Memristor-based Reconfigurable Computer Architectures

Modern electronics drives a shift from distributed, cloud and/or mainframe computing towards the 'edge'. To realise this vision, we need access to hardware technologies that are both energy and scale efficient. During the last decade, the introduction of Resistive Random Access Memory (RRAM), also known as memristors, has fuelled interest in extending Complementary Metal Oxide Semiconductor (CMOS) circuits capabilities. Specifically, their capacity to act as scalable, non-volatile, finely tuneable, electrically programmable resistive elements render them promising candidates for future computer architectures. Naturally, with the advent of memristors there has been a great interest in novel electronic systems inspired by nature, such as Artificial Neural Networks (ANNs). To that end, this emerging technology is considered as the catalyst for implementing reconfigurable circuits and systems capable of processing data in both binary and continuous information, such as analogue inference engines (fundamental part of ANNs) with the memristor efficiently emulating synaptic weights. Computer logic -wise, this means that we can design circuits that are applicable for dealing with both analogue and digital signal processing and more importantly bridging the different signal domains by converting digital vectors to an analogue value and vice versa. Presently, there is no extensive study of the behaviour of such circuits realised physically with real memristors. Hence, there are ample opportunities for developing novel electronic circuits for reconfigurable mixed-signal data processors in silico.

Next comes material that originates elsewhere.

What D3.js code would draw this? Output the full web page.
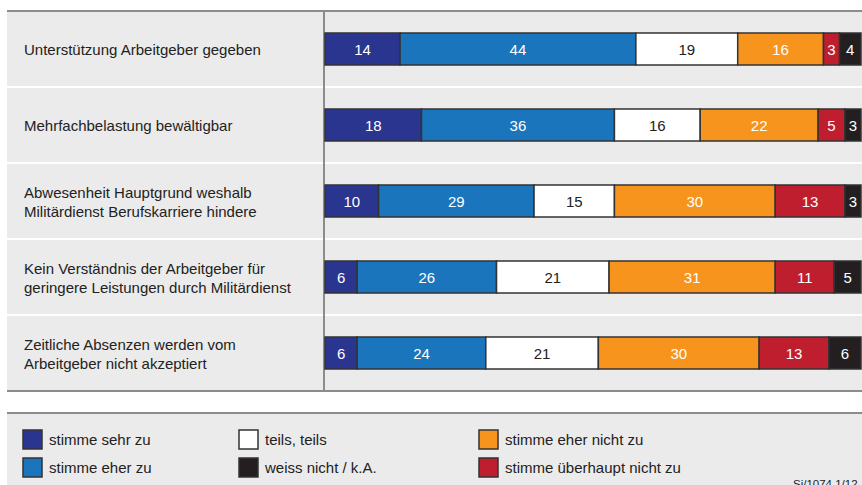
<!DOCTYPE html>
<html>
<head>
<meta charset="utf-8">
<script src="https://cdn.jsdelivr.net/npm/d3@7"></script>
<style>
  body { margin: 0; background: #fff; }
  text { font-family: "Liberation Sans", Arial, sans-serif; }
</style>
</head>
<body>
<div id="chart"></div>
<script>
var categories = [
  ["Unterstützung Arbeitgeber gegeben"],
  ["Mehrfachbelastung bewältigbar"],
  ["Abwesenheit Hauptgrund weshalb", "Militärdienst Berufskarriere hindere"],
  ["Kein Verständnis der Arbeitgeber für", "geringere Leistungen durch Militärdienst"],
  ["Zeitliche Absenzen werden vom", "Arbeitgeber nicht akzeptiert"]
];
var seriesNames = ["stimme sehr zu", "stimme eher zu", "teils, teils", "stimme eher nicht zu", "stimme überhaupt nicht zu", "weiss nicht / k.A."];
var sehrZu = [14, 18, 10, 6, 6];
var eherZu = [44, 36, 29, 26, 24];
var teils = [19, 16, 15, 21, 21];
var eherNicht = [16, 22, 30, 31, 30];
var ueberhauptNicht = [3, 5, 13, 11, 13];
var weissNicht = [4, 3, 3, 5, 6];
var colors = ["#2a3590", "#1b75bc", "#ffffff", "#f7941d", "#be1e2d", "#231f20"];
var textColors = ["#fff", "#fff", "#222", "#fff", "#fff", "#fff"];
var legendOrder = [0, 1, 2, 5, 3, 4];
var footnote = "Si/1074  1/12";

var width = 862, height = 485;
var svg = d3.select("#chart").append("svg")
            .attr("width", width)
            .attr("height", height);

var series = [sehrZu, eherZu, teils, eherNicht, ueberhauptNicht, weissNicht];
var rows = categories.map((c, i) => {
  var x0 = 0;
  return series.map((s, k) => {
    var seg = { k: k, i: i, v: s[i], x0: x0, x1: x0 + s[i] };
    x0 += s[i];
    return seg;
  });
});

var panelTop = 11, panelBottom = 391, panelLeft = 7, divider = 324;
var fontSize = "15px";

// panel
svg.append("rect").attr("x", panelLeft).attr("y", panelTop).attr("width", width - panelLeft).attr("height", panelBottom - panelTop).attr("fill", "#ebebeb");

var y = d3.scaleBand()
          .domain(d3.range(categories.length))
          .range([panelTop, panelBottom]);

var x = d3.scaleLinear()
          .domain([0, 100])
          .range([325, 861]);

// row separators
svg.selectAll("line.sep")
   .data(d3.range(1, categories.length))
   .enter().append("line")
   .attr("class", "sep")
   .attr("x1", panelLeft).attr("x2", width)
   .attr("y1", d => y(d)).attr("y2", d => y(d))
   .attr("stroke", "#fff").attr("stroke-width", 2);

// lines
svg.append("line").attr("x1", panelLeft).attr("x2", width).attr("y1", panelTop).attr("y2", panelTop).attr("stroke", "#8c8c8c").attr("stroke-width", 2);
svg.append("line").attr("x1", panelLeft).attr("x2", width).attr("y1", panelBottom).attr("y2", panelBottom).attr("stroke", "#8c8c8c").attr("stroke-width", 2);
svg.append("line").attr("x1", divider).attr("x2", divider).attr("y1", panelTop).attr("y2", panelBottom).attr("stroke", "#8c8c8c").attr("stroke-width", 2);

// labels
var lab = svg.selectAll("text.cat")
             .data(categories)
             .enter().append("text")
             .attr("class", "cat")
             .attr("x", 24)
             .attr("fill", "#222")
             .style("font-size", fontSize);
lab.each(function(d, i) {
  var cy = y(i) + y.bandwidth() / 2;
  var t = d3.select(this);
  d.forEach((line, j) => {
    t.append("tspan")
     .attr("x", 24)
     .attr("y", cy + 6 + (j - (d.length - 1) / 2) * 19)
     .text(line);
  });
});

// bars
var barH = 32;
var rowG = svg.selectAll("g.row")
              .data(rows)
              .enter().append("g")
              .attr("class", "row")
              .attr("transform", (d, i) => "translate(0," + (y(i) + y.bandwidth() / 2 - barH / 2) + ")");

rowG.selectAll("rect")
    .data(d => d)
    .enter().append("rect")
    .attr("x", d => x(d.x0))
    .attr("width", d => x(d.x1) - x(d.x0))
    .attr("height", barH)
    .attr("fill", d => colors[d.k])
    .attr("stroke", "#333")
    .attr("stroke-width", 1.5);

rowG.selectAll("text")
    .data(d => d)
    .enter().append("text")
    .attr("x", d => (x(d.x0) + x(d.x1)) / 2)
    .attr("y", barH / 2 + 5.5)
    .attr("text-anchor", "middle")
    .attr("fill", d => textColors[d.k])
    .style("font-size", fontSize)
    .text(d => d.v);

// legend panel
var legTop = 413;
svg.append("rect").attr("x", panelLeft).attr("y", legTop).attr("width", width - panelLeft).attr("height", height - legTop).attr("fill", "#ebebeb");
svg.append("line").attr("x1", panelLeft).attr("x2", width).attr("y1", legTop).attr("y2", legTop).attr("stroke", "#8c8c8c").attr("stroke-width", 2);

var colX = [23, 239, 479];
var legend = svg.selectAll("g.legend")
                .data(legendOrder)
                .enter().append("g")
                .attr("class", "legend")
                .attr("transform", (d, i) => "translate(" + colX[Math.floor(i / 2)] + "," + (430 + (i % 2) * 28) + ")");

legend.append("rect")
      .attr("width", 19)
      .attr("height", 19)
      .attr("fill", d => colors[d])
      .attr("stroke", "#333")
      .attr("stroke-width", 1.5);

legend.append("text")
      .attr("x", 26)
      .attr("y", 15)
      .attr("fill", "#222")
      .style("font-size", fontSize)
      .text(d => seriesNames[d]);

svg.append("text")
   .attr("x", 793)
   .attr("y", 488)
   .attr("fill", "#222")
   .style("font-size", "11.5px")
   .text(footnote);
</script>
</body>
</html>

The aim of this research program is to build a memristor-enhanced reconfigurable computing system capable of performing mixed signal data processing. The system is inspired by memory and logic co-location systems, with the memristor in this specific case being the memory component that performs the logic operations as well, thus eliminating the von Neumann bottleneck found in conventional computers. The main concept explored in this PhD is the design, implementation and testing of in silico data processors capable of mapping data from one information domain to another, thus enabling the implementation of primitive memristor-based nanoscale circuits for mixed signal operation, a feature that cannot easily be implemented using only conventional transistor devices. The scope is extended to the analysis of a larger sea-of-gates system, where each gate is based on the developed primitive memristor-enhanced mixed signal circuits. Throughout this PhD project I am going to design, validate and physically implement proof-of-concept hybrid transistor-memristor circuits capable of neuro-inspired computing. The computational methodology of our proposed implementations is the enhancement of the data processing capabilities of conventional electronic circuits by incorporating memristor analogue memory components. The implementation of low-complexity, thus easily integrated in electronic design, primitive logic gates that can process information in digital and analogue is the main objective of the project. Hence, I am enabling the implementation of a new generation of analogue nano-scale circuitry accompanying conventional digital gates. An area of focus is circuits that can bridge the digital/analogue domain boundaries by mapping digital information to analogue output and vice versa. Hence, the exploitation of this type of converting logic (CL) concept, which is based on the analogue nature of memristor technology combined with conventional electronics, can be used to introduce a more holistic, thus application-wise versatile, novel memory and logic co-location computing paradigm that is power and area -efficient. Inspired by this concept, I am performing design, simulations, physical implementations and testing of such circuits and analyse their potential of being used as fundamental building blocks of future reconfigurable computer architectures.